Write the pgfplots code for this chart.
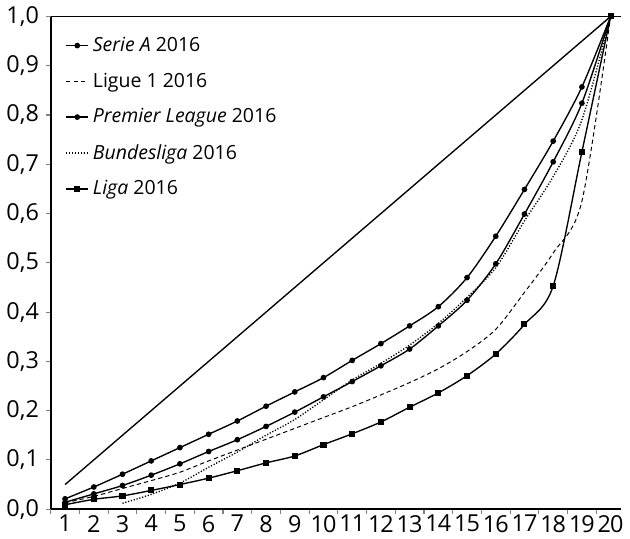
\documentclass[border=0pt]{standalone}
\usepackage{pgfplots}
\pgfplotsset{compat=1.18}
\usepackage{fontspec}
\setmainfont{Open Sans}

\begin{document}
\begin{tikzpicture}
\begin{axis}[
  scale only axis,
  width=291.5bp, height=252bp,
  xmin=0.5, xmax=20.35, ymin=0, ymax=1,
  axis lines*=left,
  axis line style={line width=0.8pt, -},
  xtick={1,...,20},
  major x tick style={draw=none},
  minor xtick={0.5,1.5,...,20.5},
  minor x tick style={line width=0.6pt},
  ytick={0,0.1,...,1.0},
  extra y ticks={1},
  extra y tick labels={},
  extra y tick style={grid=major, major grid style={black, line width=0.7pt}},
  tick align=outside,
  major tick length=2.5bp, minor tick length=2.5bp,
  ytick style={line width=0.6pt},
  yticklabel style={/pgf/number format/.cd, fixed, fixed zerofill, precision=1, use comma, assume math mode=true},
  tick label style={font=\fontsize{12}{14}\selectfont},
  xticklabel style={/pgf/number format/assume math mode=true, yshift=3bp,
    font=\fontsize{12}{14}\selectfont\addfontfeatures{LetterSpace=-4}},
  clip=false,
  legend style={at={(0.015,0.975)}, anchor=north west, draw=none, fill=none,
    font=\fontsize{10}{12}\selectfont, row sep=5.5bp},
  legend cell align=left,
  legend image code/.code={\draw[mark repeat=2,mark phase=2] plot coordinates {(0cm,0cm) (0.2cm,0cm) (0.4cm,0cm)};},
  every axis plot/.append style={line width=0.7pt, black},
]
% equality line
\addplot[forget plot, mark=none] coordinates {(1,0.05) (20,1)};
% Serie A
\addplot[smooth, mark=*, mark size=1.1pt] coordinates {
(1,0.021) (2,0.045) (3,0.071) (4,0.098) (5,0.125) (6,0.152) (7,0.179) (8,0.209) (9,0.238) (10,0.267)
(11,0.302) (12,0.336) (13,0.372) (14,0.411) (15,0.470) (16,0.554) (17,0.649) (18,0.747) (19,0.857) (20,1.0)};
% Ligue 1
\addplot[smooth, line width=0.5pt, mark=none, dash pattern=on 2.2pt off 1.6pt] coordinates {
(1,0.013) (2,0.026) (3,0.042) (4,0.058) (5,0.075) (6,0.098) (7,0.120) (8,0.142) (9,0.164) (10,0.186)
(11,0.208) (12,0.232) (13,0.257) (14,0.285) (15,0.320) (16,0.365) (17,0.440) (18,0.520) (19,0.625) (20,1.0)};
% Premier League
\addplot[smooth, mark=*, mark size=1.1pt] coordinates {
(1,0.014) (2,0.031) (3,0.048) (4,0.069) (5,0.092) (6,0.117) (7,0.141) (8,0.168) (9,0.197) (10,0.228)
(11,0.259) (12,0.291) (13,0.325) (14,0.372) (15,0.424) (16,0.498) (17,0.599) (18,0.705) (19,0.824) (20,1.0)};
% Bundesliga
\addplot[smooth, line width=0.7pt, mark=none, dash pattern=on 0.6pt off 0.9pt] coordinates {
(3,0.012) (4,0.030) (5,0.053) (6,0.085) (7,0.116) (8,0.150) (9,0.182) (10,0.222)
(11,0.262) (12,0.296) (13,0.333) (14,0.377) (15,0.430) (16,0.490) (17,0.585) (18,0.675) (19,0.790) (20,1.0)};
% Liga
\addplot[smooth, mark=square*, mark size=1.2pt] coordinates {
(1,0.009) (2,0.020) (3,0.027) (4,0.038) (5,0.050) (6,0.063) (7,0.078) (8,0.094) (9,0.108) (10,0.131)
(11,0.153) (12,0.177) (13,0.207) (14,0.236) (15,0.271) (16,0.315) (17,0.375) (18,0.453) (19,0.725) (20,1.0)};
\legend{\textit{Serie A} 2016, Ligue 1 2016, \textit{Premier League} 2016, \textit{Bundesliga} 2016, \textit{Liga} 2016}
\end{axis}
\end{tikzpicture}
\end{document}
________
◆ GIVEN TASK
Copy all the data exactly as written, but skip any picture.

◆ OUTPUT OF THE EXERCISE
Write the pgfplots code for this chart.
\documentclass[border=0pt]{standalone}
\usepackage{pgfplots}
\pgfplotsset{compat=1.18}
\usepackage{fontspec}
\setmainfont{Open Sans}

\begin{document}
\begin{tikzpicture}
\begin{axis}[
  scale only axis,
  width=291.5bp, height=252bp,
  xmin=0.5, xmax=20.35, ymin=0, ymax=1,
  axis lines*=left,
  axis line style={line width=0.8pt, -},
  xtick={1,...,20},
  major x tick style={draw=none},
  minor xtick={0.5,1.5,...,20.5},
  minor x tick style={line width=0.6pt},
  ytick={0,0.1,...,1.0},
  extra y ticks={1},
  extra y tick labels={},
  extra y tick style={grid=major, major grid style={black, line width=0.7pt}},
  tick align=outside,
  major tick length=2.5bp, minor tick length=2.5bp,
  ytick style={line width=0.6pt},
  yticklabel style={/pgf/number format/.cd, fixed, fixed zerofill, precision=1, use comma, assume math mode=true},
  tick label style={font=\fontsize{12}{14}\selectfont},
  xticklabel style={/pgf/number format/assume math mode=true, yshift=3bp,
    font=\fontsize{12}{14}\selectfont\addfontfeatures{LetterSpace=-4}},
  clip=false,
  legend style={at={(0.015,0.975)}, anchor=north west, draw=none, fill=none,
    font=\fontsize{10}{12}\selectfont, row sep=5.5bp},
  legend cell align=left,
  legend image code/.code={\draw[mark repeat=2,mark phase=2] plot coordinates {(0cm,0cm) (0.2cm,0cm) (0.4cm,0cm)};},
  every axis plot/.append style={line width=0.7pt, black},
]
% equality line
\addplot[forget plot, mark=none] coordinates {(1,0.05) (20,1)};
% Serie A
\addplot[smooth, mark=*, mark size=1.1pt] coordinates {
(1,0.021) (2,0.045) (3,0.071) (4,0.098) (5,0.125) (6,0.152) (7,0.179) (8,0.209) (9,0.238) (10,0.267)
(11,0.302) (12,0.336) (13,0.372) (14,0.411) (15,0.470) (16,0.554) (17,0.649) (18,0.747) (19,0.857) (20,1.0)};
% Ligue 1
\addplot[smooth, line width=0.5pt, mark=none, dash pattern=on 2.2pt off 1.6pt] coordinates {
(1,0.013) (2,0.026) (3,0.042) (4,0.058) (5,0.075) (6,0.098) (7,0.120) (8,0.142) (9,0.164) (10,0.186)
(11,0.208) (12,0.232) (13,0.257) (14,0.285) (15,0.320) (16,0.365) (17,0.440) (18,0.520) (19,0.625) (20,1.0)};
% Premier League
\addplot[smooth, mark=*, mark size=1.1pt] coordinates {
(1,0.014) (2,0.031) (3,0.048) (4,0.069) (5,0.092) (6,0.117) (7,0.141) (8,0.168) (9,0.197) (10,0.228)
(11,0.259) (12,0.291) (13,0.325) (14,0.372) (15,0.424) (16,0.498) (17,0.599) (18,0.705) (19,0.824) (20,1.0)};
% Bundesliga
\addplot[smooth, line width=0.7pt, mark=none, dash pattern=on 0.6pt off 0.9pt] coordinates {
(3,0.012) (4,0.030) (5,0.053) (6,0.085) (7,0.116) (8,0.150) (9,0.182) (10,0.222)
(11,0.262) (12,0.296) (13,0.333) (14,0.377) (15,0.430) (16,0.490) (17,0.585) (18,0.675) (19,0.790) (20,1.0)};
% Liga
\addplot[smooth, mark=square*, mark size=1.2pt] coordinates {
(1,0.009) (2,0.020) (3,0.027) (4,0.038) (5,0.050) (6,0.063) (7,0.078) (8,0.094) (9,0.108) (10,0.131)
(11,0.153) (12,0.177) (13,0.207) (14,0.236) (15,0.271) (16,0.315) (17,0.375) (18,0.453) (19,0.725) (20,1.0)};
\legend{\textit{Serie A} 2016, Ligue 1 2016, \textit{Premier League} 2016, \textit{Bundesliga} 2016, \textit{Liga} 2016}
\end{axis}
\end{tikzpicture}
\end{document}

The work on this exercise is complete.